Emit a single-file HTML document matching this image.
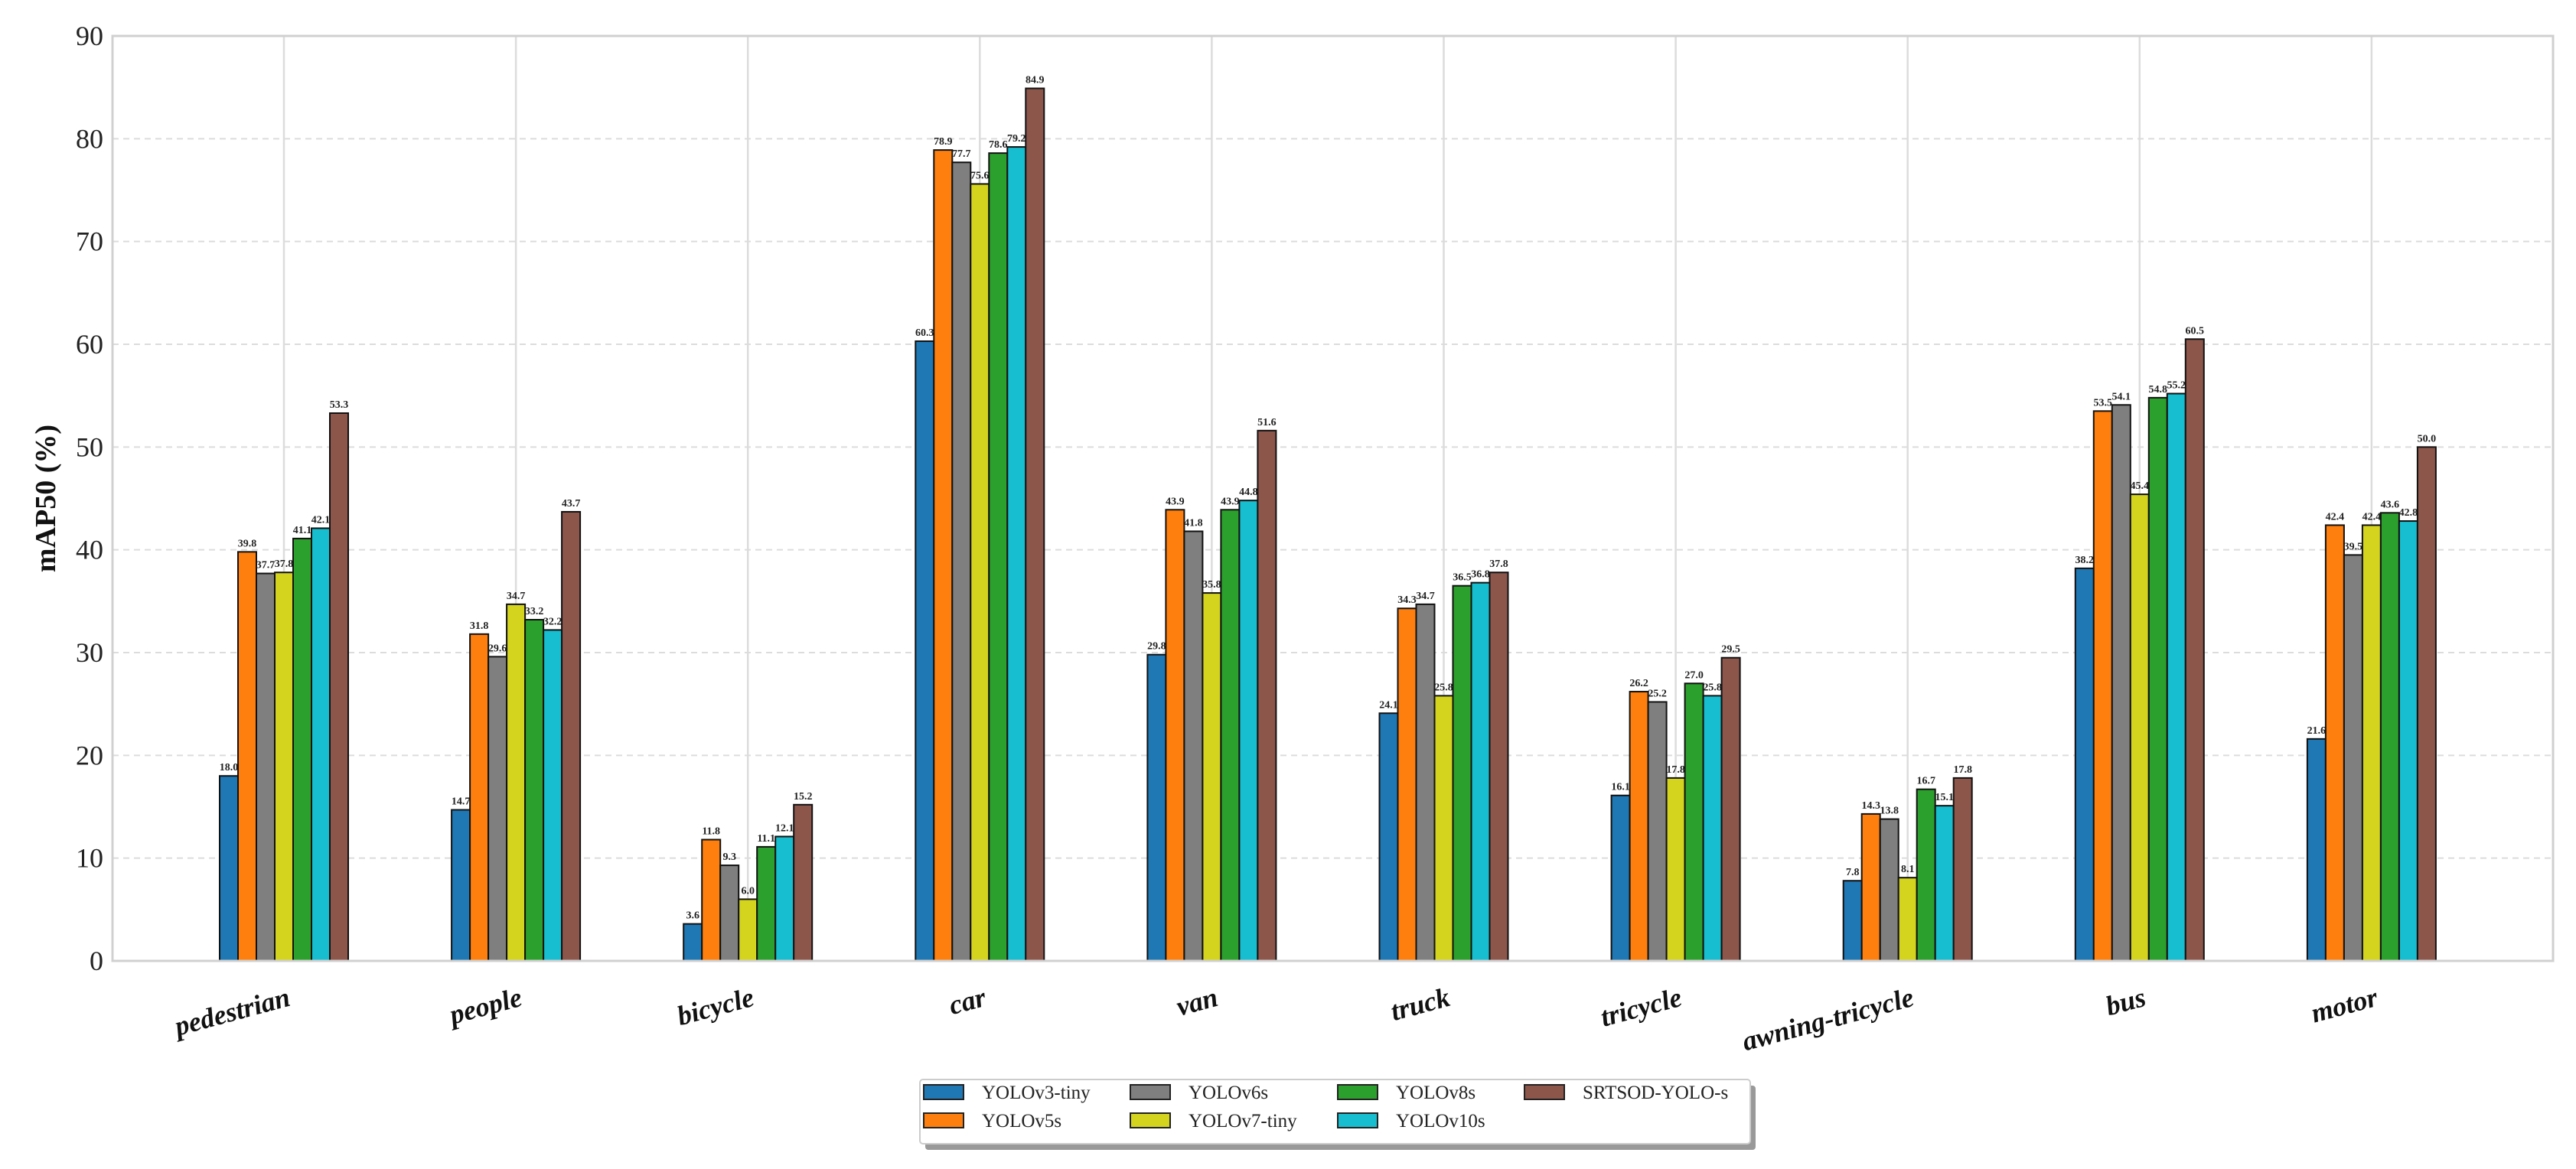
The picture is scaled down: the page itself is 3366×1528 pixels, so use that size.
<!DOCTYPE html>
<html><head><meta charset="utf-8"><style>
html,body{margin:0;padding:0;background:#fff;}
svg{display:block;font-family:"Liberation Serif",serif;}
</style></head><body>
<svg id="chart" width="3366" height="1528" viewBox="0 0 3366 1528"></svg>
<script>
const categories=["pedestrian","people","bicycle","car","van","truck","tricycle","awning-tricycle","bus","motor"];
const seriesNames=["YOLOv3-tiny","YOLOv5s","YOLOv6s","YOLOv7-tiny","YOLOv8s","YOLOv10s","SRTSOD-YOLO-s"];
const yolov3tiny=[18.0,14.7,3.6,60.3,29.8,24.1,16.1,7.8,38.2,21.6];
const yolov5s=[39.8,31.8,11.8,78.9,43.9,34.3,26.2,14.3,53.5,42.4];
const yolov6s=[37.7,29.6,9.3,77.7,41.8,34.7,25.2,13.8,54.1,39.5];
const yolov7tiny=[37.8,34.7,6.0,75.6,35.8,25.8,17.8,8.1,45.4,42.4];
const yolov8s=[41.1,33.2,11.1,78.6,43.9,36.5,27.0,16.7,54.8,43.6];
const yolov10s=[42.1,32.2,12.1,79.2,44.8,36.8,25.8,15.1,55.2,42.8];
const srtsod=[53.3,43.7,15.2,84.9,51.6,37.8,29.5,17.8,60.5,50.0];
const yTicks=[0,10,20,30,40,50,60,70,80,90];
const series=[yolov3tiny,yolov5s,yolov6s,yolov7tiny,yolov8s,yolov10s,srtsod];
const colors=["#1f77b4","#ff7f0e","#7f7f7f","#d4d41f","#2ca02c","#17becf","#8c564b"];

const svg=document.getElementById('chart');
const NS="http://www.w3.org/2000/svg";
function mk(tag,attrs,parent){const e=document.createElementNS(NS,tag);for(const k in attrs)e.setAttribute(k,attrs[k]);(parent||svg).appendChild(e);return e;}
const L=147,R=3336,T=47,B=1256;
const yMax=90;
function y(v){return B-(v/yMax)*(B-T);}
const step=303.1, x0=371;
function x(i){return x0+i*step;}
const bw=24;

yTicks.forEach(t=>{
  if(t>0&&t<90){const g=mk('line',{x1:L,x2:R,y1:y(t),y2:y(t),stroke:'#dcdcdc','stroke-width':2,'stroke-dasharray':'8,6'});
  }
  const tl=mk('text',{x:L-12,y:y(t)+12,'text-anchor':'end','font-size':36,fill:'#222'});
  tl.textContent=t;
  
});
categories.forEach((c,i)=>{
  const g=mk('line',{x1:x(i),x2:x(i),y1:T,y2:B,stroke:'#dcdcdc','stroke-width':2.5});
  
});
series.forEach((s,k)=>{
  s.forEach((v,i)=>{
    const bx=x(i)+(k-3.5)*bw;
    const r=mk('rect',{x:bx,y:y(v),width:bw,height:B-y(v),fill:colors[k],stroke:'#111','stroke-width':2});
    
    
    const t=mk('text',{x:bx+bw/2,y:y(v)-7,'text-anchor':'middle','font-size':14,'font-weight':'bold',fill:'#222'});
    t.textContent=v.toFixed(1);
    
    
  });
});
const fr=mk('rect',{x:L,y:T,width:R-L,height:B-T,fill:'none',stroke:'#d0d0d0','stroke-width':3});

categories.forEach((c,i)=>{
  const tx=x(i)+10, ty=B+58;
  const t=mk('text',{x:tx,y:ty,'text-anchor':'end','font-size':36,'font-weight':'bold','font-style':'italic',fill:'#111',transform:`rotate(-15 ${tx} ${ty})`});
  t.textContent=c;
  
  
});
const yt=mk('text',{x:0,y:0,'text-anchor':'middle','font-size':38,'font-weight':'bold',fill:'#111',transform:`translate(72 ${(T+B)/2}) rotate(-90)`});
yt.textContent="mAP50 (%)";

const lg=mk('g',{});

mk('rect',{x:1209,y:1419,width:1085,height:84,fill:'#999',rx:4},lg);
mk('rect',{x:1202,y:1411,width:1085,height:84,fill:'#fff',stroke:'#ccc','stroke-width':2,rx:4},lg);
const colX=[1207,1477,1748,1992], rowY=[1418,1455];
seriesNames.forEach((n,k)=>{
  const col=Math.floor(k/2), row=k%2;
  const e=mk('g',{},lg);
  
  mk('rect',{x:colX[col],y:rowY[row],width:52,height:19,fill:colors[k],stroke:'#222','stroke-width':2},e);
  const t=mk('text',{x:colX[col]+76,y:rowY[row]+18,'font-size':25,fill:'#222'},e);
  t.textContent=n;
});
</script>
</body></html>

---

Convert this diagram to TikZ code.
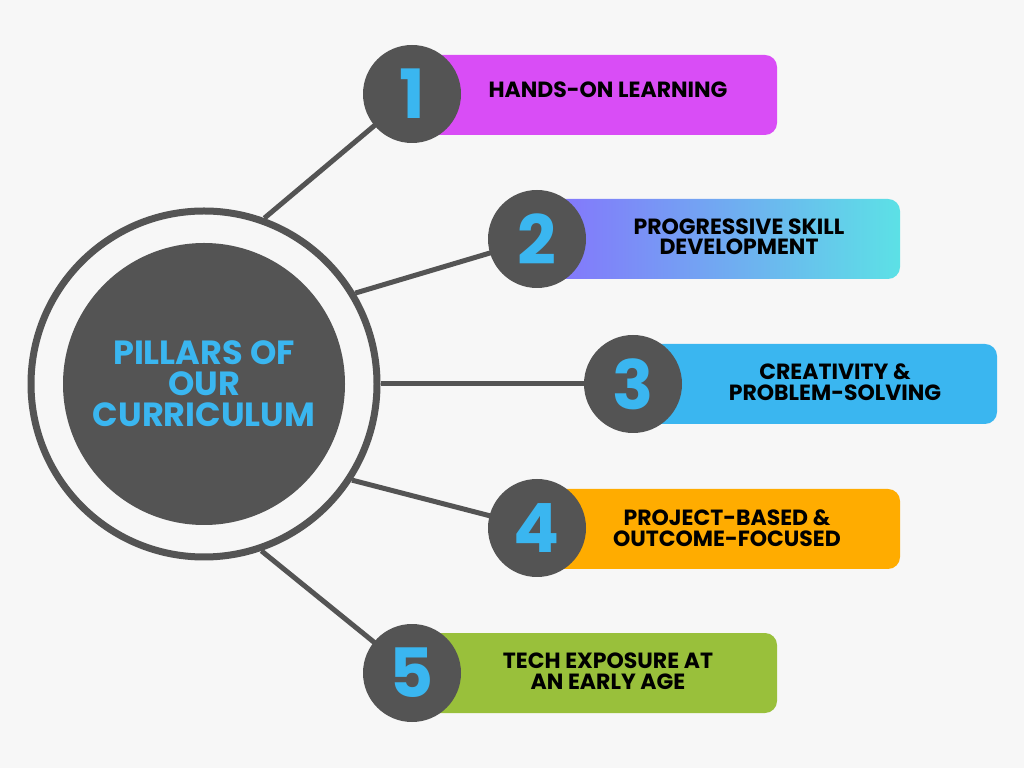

▶ _Exercise requirements_
Nothing but the lines above, starting at the line that contains "Emit a single-file" and ending at the line that contains "const bw=24;", should be given again, exactly and without the pictures.

▶ _Finished task_
Emit a single-file HTML document matching this image.
The picture is scaled down: the page itself is 3366×1528 pixels, so use that size.
<!DOCTYPE html>
<html><head><meta charset="utf-8"><style>
html,body{margin:0;padding:0;background:#fff;}
svg{display:block;font-family:"Liberation Serif",serif;}
</style></head><body>
<svg id="chart" width="3366" height="1528" viewBox="0 0 3366 1528"></svg>
<script>
const categories=["pedestrian","people","bicycle","car","van","truck","tricycle","awning-tricycle","bus","motor"];
const seriesNames=["YOLOv3-tiny","YOLOv5s","YOLOv6s","YOLOv7-tiny","YOLOv8s","YOLOv10s","SRTSOD-YOLO-s"];
const yolov3tiny=[18.0,14.7,3.6,60.3,29.8,24.1,16.1,7.8,38.2,21.6];
const yolov5s=[39.8,31.8,11.8,78.9,43.9,34.3,26.2,14.3,53.5,42.4];
const yolov6s=[37.7,29.6,9.3,77.7,41.8,34.7,25.2,13.8,54.1,39.5];
const yolov7tiny=[37.8,34.7,6.0,75.6,35.8,25.8,17.8,8.1,45.4,42.4];
const yolov8s=[41.1,33.2,11.1,78.6,43.9,36.5,27.0,16.7,54.8,43.6];
const yolov10s=[42.1,32.2,12.1,79.2,44.8,36.8,25.8,15.1,55.2,42.8];
const srtsod=[53.3,43.7,15.2,84.9,51.6,37.8,29.5,17.8,60.5,50.0];
const yTicks=[0,10,20,30,40,50,60,70,80,90];
const series=[yolov3tiny,yolov5s,yolov6s,yolov7tiny,yolov8s,yolov10s,srtsod];
const colors=["#1f77b4","#ff7f0e","#7f7f7f","#d4d41f","#2ca02c","#17becf","#8c564b"];

const svg=document.getElementById('chart');
const NS="http://www.w3.org/2000/svg";
function mk(tag,attrs,parent){const e=document.createElementNS(NS,tag);for(const k in attrs)e.setAttribute(k,attrs[k]);(parent||svg).appendChild(e);return e;}
const L=147,R=3336,T=47,B=1256;
const yMax=90;
function y(v){return B-(v/yMax)*(B-T);}
const step=303.1, x0=371;
function x(i){return x0+i*step;}
const bw=24;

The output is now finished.